Disciplinary charges were filed against Conway on January 10, 2005, due to her failure to go to the accident scene. She was charged with violating a General Order, which requires a police sergeant, as part of her duties and responsibilities, to “direct[ ] and participate[ ] in activities at the scene of emergencies.” Conway was also charged with “unsatisfactory performance” due to her failure to respond to the scene herself.
The internal disciplinary hearing was conducted on May 20, 2008. In a lengthy written opinion, the hearing officer found the charges to be substantiated. In the final agency decision dated July 1, 2008, New Jersey Transit Police Chief Jospeh C. Bober found Conway guilty of both charges and imposed a two-day suspension for each charge, for a total suspension of four days. This appeal ensued.
On appeal, Conway raises due process and fundamental fairness issues, maintaining that the three-year delay between the filing of the charges and the hearing violated her constitutional rights. In addition, she asserts that in conducting the investigation in this matter, New Jersey Transit violated the internal affairs guidelines promulgated by the New Jersey Attorney General’s Office. Conway also contends that New Jersey Transit has failed to meet its burden of proof with respect to the charges.
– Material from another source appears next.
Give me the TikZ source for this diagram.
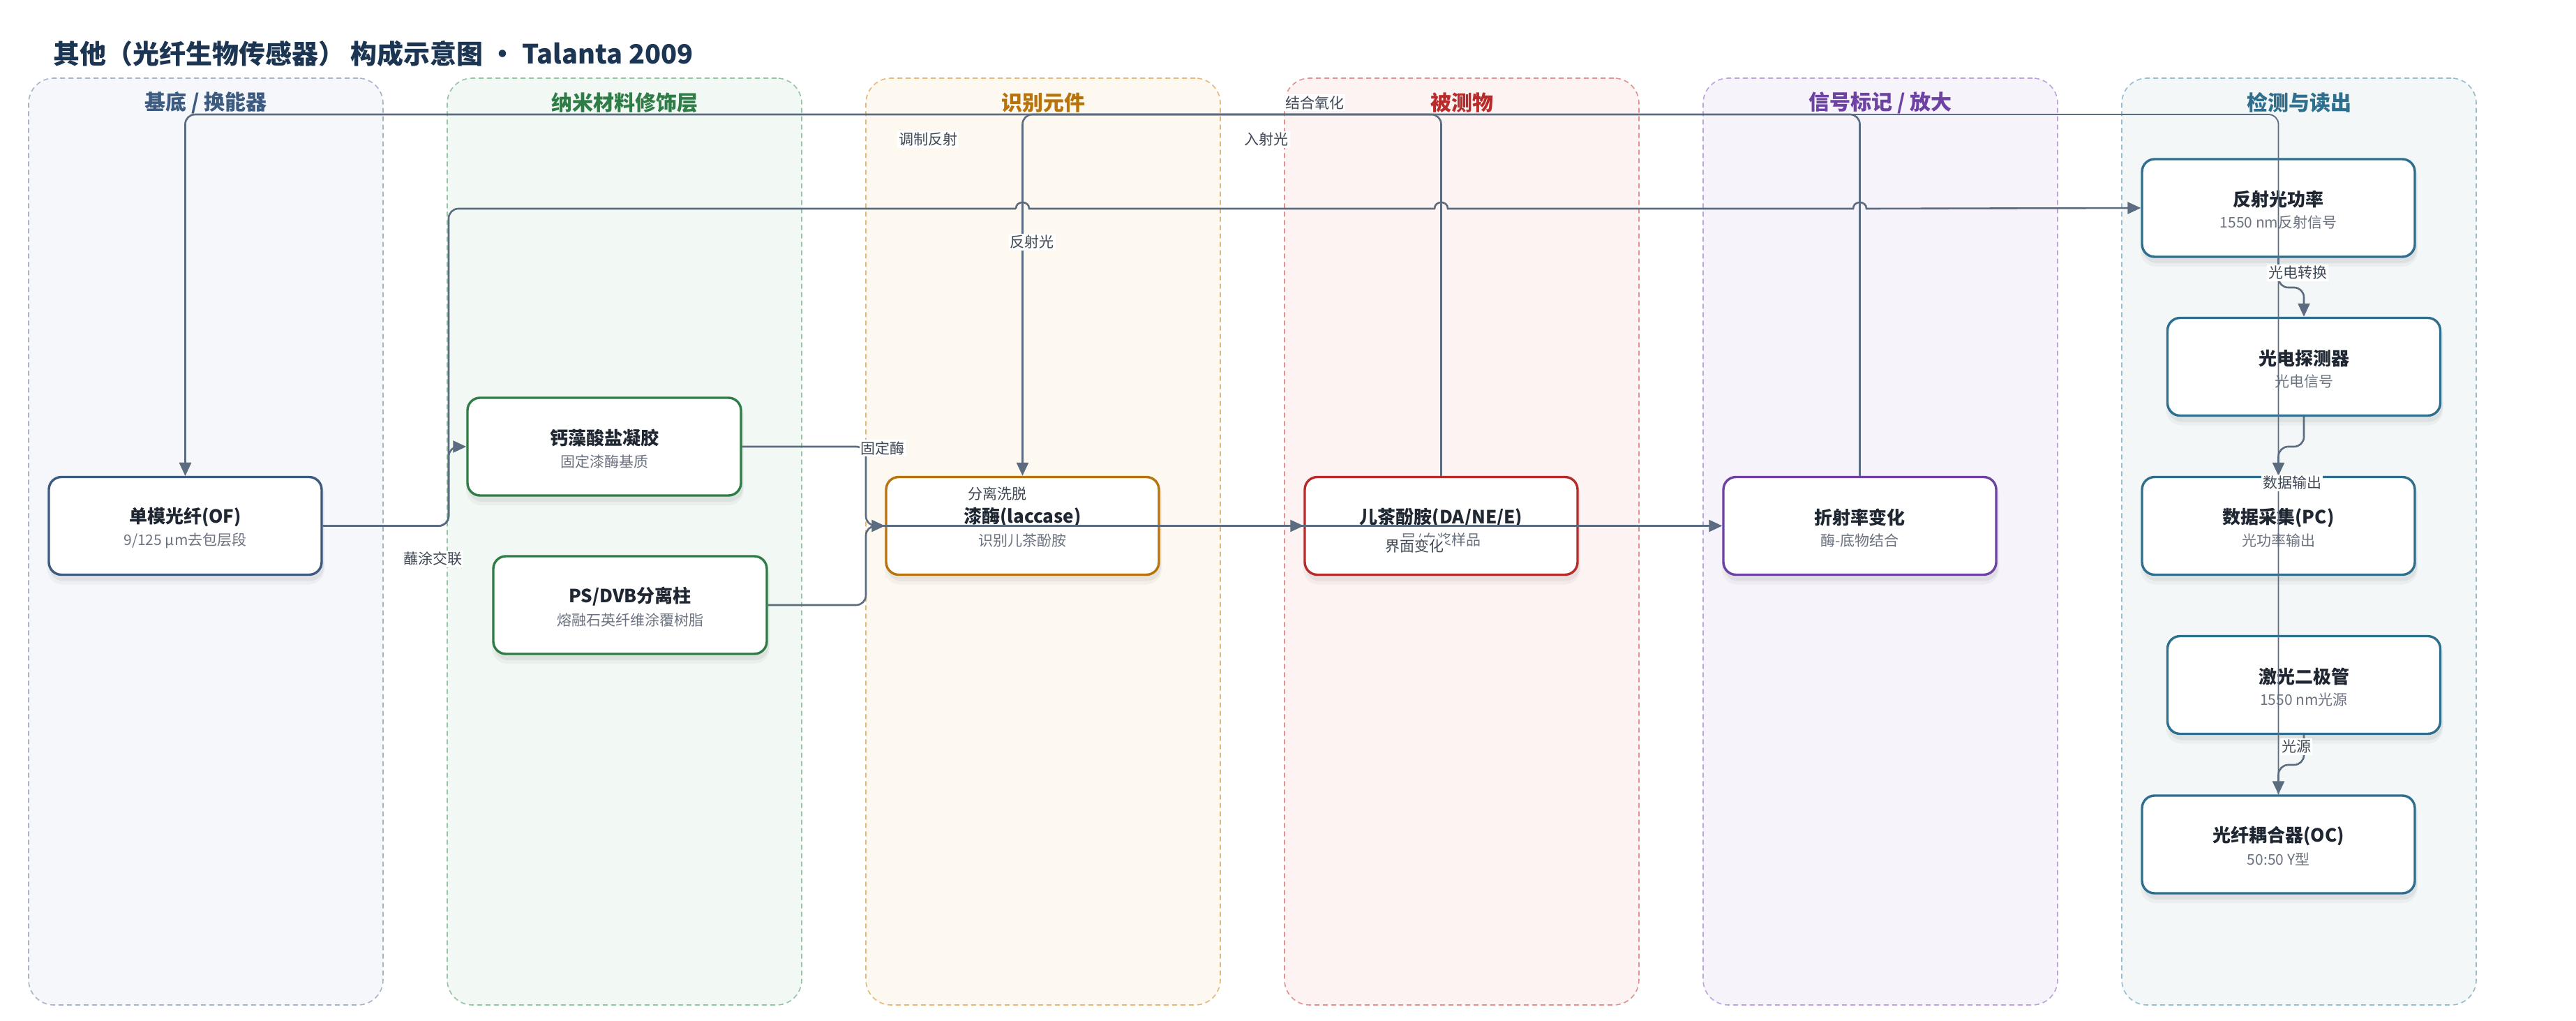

The Appellate Division noted that the record contained substantial credible evidence supporting New Jersey Transit’s finding that Conway committed the two infractions. Further, the Court found no merit in Conway’s contention that her due process rights or principles of fundamental fairness were violated because of the delay between the filing of the charges against her and the date for the hearing. Nor did the Court find that principles of laches barred the prosecution due to this gap in time. As such, the Court affirmed the final agency determination and upheld the four day suspension.